- THE PROBLEM
Without the pictures, output the lines of the material from the very first through the one that holds "YAxis, CartesianGrid, ReferenceLine".

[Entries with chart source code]

---+---

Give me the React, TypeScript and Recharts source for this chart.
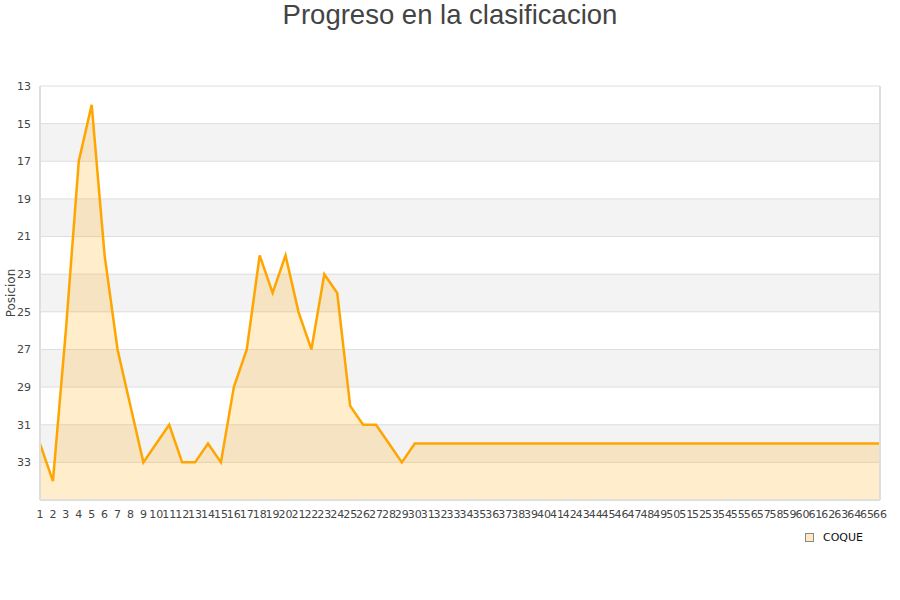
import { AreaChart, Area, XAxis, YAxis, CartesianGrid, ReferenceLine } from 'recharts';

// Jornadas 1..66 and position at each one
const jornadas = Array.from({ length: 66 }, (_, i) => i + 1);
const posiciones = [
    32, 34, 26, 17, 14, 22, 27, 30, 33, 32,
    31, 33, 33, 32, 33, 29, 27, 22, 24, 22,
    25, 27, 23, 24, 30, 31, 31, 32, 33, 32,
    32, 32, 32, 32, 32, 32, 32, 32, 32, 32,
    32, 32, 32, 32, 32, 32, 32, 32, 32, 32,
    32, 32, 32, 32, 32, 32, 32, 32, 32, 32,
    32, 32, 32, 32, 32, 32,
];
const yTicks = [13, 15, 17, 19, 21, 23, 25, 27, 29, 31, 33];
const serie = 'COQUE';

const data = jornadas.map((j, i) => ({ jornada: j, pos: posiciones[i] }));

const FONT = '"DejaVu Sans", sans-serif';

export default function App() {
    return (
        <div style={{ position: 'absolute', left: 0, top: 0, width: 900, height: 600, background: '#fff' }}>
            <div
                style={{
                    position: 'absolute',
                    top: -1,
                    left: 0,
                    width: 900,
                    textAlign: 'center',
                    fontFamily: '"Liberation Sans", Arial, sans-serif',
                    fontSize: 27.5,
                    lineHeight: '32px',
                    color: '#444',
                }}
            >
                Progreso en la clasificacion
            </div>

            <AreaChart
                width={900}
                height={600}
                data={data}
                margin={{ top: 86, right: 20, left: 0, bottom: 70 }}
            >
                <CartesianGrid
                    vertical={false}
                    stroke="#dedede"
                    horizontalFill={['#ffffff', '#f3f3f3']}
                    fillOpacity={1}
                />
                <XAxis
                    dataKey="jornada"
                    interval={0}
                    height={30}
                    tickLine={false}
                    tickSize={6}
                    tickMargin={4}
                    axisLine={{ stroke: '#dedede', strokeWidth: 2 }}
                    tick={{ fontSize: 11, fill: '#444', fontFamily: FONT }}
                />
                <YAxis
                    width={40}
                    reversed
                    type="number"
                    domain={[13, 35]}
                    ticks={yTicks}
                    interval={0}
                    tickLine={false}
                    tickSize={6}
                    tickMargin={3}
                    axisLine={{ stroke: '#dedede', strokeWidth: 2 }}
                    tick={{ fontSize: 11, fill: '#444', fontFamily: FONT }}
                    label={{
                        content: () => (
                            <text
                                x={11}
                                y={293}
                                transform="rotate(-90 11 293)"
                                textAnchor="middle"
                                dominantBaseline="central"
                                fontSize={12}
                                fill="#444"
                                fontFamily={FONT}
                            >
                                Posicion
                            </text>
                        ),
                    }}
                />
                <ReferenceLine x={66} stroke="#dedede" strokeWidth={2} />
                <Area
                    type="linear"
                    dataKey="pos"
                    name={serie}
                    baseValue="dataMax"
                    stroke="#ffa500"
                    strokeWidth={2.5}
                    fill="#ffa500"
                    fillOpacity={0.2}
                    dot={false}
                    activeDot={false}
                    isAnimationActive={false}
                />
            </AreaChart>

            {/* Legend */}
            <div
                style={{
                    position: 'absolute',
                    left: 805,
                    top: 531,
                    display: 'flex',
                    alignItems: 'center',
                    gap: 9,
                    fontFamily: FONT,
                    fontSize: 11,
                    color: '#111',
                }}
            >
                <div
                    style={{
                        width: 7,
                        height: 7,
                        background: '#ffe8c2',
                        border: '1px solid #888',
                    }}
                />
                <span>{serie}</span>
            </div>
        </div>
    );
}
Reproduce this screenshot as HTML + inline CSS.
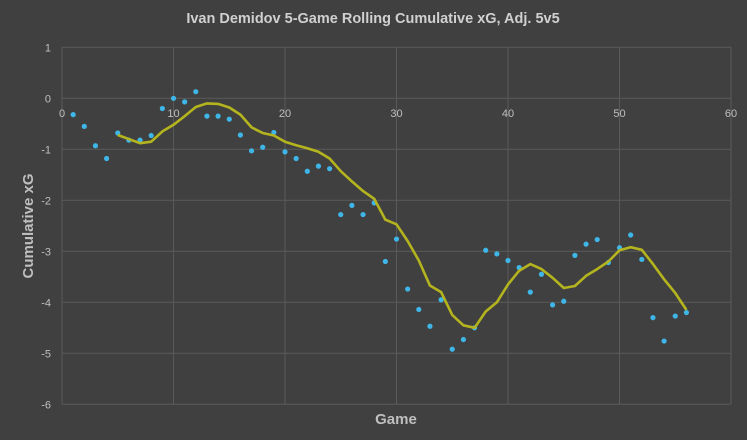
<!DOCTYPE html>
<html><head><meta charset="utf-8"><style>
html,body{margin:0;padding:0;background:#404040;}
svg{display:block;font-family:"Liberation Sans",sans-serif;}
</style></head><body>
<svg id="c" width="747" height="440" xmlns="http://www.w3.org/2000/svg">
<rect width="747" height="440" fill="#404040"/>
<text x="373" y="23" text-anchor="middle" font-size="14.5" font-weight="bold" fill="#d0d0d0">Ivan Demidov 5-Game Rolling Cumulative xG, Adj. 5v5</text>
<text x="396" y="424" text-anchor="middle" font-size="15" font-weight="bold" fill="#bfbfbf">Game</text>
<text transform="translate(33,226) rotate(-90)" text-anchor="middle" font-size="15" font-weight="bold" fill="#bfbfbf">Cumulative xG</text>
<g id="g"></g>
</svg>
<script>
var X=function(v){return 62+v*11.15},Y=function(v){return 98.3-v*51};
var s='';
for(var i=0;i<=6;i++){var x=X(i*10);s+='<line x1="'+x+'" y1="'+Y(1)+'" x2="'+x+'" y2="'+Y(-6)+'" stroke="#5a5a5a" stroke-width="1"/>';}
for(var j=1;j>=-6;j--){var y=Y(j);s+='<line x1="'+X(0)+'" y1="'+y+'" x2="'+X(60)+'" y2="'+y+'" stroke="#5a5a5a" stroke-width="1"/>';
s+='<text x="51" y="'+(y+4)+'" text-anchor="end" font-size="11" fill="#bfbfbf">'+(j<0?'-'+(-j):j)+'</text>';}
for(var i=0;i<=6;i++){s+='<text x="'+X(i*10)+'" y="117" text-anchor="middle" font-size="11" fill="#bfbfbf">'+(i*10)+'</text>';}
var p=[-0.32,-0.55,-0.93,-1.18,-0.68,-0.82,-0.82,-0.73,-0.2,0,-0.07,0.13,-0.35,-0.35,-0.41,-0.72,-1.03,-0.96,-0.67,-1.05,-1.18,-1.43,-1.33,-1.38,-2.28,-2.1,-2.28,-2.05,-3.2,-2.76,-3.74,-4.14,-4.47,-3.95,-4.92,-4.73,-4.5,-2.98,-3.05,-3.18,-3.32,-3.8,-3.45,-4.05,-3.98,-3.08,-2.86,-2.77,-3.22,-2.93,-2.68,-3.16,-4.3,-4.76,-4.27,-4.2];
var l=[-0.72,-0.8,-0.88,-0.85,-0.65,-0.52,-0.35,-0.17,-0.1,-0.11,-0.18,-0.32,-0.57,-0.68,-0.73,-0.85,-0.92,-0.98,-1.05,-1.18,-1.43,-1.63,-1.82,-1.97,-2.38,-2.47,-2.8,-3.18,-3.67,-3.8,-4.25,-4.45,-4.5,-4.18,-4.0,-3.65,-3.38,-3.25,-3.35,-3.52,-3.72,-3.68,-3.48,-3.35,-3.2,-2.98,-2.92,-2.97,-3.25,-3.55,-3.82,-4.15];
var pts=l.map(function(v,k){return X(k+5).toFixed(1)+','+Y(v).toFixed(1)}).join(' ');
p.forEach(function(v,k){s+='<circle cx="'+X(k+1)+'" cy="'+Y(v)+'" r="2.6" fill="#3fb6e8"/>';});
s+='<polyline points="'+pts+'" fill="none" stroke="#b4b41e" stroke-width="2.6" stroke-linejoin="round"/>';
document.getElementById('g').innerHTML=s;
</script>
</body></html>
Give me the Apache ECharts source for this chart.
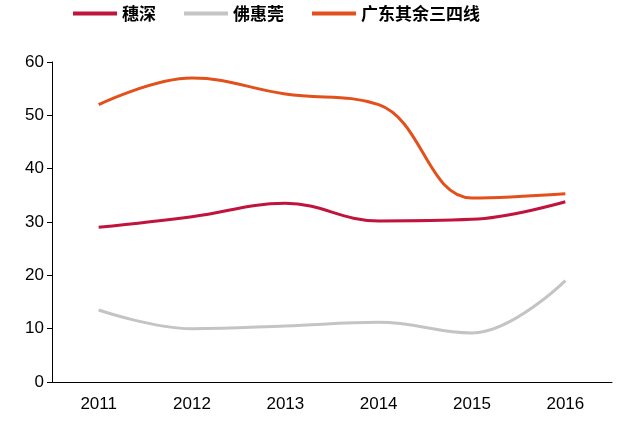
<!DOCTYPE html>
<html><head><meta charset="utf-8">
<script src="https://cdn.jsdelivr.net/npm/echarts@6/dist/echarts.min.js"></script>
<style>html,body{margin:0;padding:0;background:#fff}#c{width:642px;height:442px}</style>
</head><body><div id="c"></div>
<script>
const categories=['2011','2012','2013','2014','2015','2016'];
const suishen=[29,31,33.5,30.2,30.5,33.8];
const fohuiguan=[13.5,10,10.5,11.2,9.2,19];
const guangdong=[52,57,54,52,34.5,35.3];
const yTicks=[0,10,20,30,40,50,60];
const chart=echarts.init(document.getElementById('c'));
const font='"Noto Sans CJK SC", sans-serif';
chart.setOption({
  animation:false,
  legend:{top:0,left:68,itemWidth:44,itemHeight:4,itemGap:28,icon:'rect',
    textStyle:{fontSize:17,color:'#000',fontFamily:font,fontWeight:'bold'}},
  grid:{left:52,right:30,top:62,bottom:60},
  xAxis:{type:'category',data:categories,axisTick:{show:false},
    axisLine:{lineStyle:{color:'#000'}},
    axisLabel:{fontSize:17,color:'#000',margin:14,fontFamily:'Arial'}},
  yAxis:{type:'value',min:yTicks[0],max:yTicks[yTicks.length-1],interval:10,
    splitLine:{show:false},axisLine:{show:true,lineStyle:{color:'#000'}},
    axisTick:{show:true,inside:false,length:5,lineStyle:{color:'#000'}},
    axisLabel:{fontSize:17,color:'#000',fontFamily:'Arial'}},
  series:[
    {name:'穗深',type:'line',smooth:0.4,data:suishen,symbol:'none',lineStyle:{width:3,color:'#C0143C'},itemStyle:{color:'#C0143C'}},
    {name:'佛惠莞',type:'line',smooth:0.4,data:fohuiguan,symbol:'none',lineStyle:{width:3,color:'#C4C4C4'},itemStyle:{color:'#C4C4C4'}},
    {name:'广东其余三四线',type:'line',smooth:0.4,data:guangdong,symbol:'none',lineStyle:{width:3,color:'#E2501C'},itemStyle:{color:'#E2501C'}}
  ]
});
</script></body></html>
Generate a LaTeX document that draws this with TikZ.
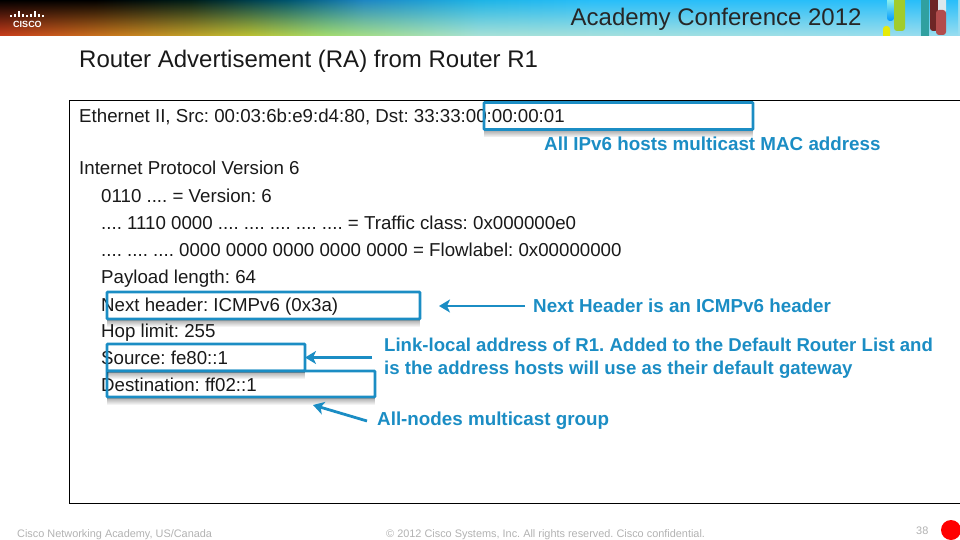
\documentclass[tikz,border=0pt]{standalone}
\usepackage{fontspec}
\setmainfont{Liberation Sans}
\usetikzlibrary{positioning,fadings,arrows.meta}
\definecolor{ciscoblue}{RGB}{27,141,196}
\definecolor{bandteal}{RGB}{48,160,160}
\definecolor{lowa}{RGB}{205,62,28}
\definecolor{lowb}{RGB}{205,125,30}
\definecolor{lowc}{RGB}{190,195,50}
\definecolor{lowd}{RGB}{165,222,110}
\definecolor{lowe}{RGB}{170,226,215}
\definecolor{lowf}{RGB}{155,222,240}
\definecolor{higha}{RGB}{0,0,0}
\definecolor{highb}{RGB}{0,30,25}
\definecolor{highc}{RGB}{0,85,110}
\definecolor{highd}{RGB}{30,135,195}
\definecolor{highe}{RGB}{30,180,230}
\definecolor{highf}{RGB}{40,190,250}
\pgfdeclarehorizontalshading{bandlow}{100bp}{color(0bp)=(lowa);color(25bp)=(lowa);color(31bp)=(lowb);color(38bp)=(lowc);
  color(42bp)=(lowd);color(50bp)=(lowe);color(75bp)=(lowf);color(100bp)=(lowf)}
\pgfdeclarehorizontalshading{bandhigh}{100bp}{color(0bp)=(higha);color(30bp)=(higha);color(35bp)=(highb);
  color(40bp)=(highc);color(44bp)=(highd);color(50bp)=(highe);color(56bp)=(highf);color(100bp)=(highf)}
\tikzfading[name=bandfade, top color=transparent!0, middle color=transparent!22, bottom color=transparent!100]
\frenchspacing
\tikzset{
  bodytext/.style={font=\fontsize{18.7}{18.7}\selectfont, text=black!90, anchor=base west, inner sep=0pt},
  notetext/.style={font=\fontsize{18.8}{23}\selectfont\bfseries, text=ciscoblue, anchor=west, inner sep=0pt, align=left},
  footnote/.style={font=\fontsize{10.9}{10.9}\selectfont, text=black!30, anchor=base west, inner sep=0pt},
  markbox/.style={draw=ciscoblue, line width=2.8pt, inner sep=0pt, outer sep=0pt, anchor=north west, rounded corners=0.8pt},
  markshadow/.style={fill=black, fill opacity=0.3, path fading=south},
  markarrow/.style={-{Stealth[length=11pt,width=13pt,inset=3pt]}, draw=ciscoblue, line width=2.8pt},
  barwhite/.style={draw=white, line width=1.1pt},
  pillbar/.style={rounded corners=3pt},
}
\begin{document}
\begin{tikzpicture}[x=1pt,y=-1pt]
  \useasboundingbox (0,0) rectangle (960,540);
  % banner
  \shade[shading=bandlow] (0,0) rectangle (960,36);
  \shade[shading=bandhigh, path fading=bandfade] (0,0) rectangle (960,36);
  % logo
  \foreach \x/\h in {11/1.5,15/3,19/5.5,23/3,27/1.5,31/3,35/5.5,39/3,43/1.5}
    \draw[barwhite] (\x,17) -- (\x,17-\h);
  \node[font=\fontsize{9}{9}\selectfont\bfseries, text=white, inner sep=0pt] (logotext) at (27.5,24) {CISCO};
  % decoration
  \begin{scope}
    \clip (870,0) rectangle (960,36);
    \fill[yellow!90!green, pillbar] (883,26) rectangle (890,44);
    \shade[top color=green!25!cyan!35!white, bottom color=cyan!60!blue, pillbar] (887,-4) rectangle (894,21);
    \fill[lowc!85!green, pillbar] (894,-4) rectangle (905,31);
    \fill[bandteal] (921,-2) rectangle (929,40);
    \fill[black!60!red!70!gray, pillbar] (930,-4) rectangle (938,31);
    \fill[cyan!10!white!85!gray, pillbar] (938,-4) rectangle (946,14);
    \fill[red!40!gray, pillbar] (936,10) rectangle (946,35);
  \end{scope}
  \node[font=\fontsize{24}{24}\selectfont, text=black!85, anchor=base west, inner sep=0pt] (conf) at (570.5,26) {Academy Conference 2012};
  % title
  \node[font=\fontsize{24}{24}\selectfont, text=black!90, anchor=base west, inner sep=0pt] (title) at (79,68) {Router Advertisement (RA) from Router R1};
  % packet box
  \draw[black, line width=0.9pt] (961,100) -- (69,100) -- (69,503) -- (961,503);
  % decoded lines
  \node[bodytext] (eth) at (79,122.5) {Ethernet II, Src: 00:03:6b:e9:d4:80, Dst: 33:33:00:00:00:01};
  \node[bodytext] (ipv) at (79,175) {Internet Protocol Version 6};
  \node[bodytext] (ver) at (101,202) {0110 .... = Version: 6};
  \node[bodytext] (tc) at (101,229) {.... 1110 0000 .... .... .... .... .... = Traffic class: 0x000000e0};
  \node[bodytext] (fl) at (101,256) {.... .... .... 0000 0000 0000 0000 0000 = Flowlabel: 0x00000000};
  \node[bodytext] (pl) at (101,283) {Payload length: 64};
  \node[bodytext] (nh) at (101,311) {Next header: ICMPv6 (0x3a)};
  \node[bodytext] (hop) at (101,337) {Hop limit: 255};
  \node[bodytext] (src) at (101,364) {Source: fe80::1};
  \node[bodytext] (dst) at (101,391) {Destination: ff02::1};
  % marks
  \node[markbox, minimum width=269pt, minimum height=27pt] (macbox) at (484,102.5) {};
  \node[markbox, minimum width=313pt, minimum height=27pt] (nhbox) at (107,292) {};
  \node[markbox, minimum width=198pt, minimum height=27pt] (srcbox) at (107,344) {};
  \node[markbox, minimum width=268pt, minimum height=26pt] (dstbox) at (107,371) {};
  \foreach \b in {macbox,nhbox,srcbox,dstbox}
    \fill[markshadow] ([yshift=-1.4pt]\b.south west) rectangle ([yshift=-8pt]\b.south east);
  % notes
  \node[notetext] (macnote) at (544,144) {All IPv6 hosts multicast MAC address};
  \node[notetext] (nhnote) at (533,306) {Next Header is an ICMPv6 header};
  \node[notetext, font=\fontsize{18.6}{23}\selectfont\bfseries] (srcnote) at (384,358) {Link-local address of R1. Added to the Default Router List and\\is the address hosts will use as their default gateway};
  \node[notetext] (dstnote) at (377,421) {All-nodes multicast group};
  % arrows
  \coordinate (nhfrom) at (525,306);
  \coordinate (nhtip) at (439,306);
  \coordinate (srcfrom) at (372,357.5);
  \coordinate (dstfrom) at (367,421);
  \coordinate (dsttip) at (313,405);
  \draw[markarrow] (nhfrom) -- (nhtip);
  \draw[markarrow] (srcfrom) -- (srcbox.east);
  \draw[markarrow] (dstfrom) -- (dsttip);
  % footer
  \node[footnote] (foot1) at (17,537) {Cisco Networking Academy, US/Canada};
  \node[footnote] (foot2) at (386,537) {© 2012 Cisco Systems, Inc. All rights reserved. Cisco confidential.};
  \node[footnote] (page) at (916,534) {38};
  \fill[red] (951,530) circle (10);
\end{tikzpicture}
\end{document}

---+---

- ANSWER
Give me the React, TypeScript and Recharts source for this chart.
import { AreaChart, Area, XAxis, YAxis, CartesianGrid, ReferenceLine } from 'recharts';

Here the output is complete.